For instance, if as the bill proposes, the Agency will be charged with responsibility of ‘protecting all national maritime and maritime related infrastructure in Nigeria waters’, the consequences would be that the Navy, the marine division of the Nigeria Police, the Nigeria Inland Waterways and indeed the Armed Forces, like the Army which has a waterborne apparatus, would be left jobless in this area.

It further implies that the agency has the plan of becoming an armed organisation equipped with maritime fighting platforms like ships. Otherwise, how would it protect Nigeria’s maritime infrastructure? How will the agency begin to function considering the lead time for the procurement of ships, boats and the training of personnel?

Furthermore, paragraph 6, part 3 of the bill seeks to make the agency take over anti-poaching and pollution patrols in Nigerian waters. It also seeks the powers to prevent any passage in Nigeria waters.
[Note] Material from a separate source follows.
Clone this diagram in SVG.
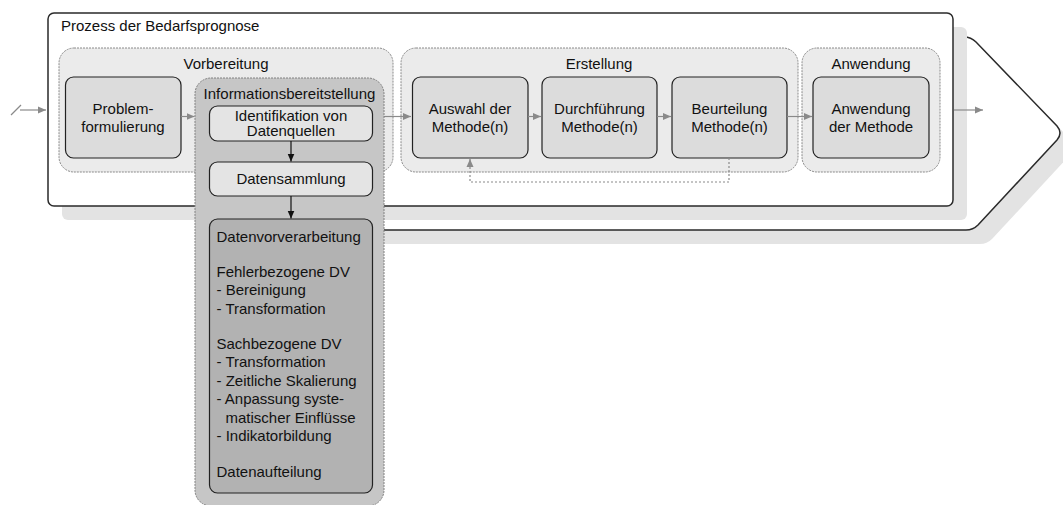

The implication is that the agency will be equipped to perform combat functions of the Navy in addition to the policing functions usually performed by other navies worldwide.

Deducting one percent of the gross value of inbound and outbound cargo of vessels calling at or departing from any port in Nigeria, slapping a national maritime levy on operators and deducting another one percent of the declared annual profit of any company having links with the maritime industry, according to stipulations of the bill, is an invitation to crises which the incoming administration of President Goodluck Jonathan and Nigerians would not want to be saddled with at this time in our nation’s history.

Consequently,  the leadership of the  National Assembly should avoid an unnecessary problem not only for the security of the Nigeria maritime environment, but also the peaceful co-existence between the already troubled citizenry by ignoring the distraction that is the Maritime Security Agency for now.

Mr.  KINGSLEY OMONOBI  is a staff of Vanguard Newspaper.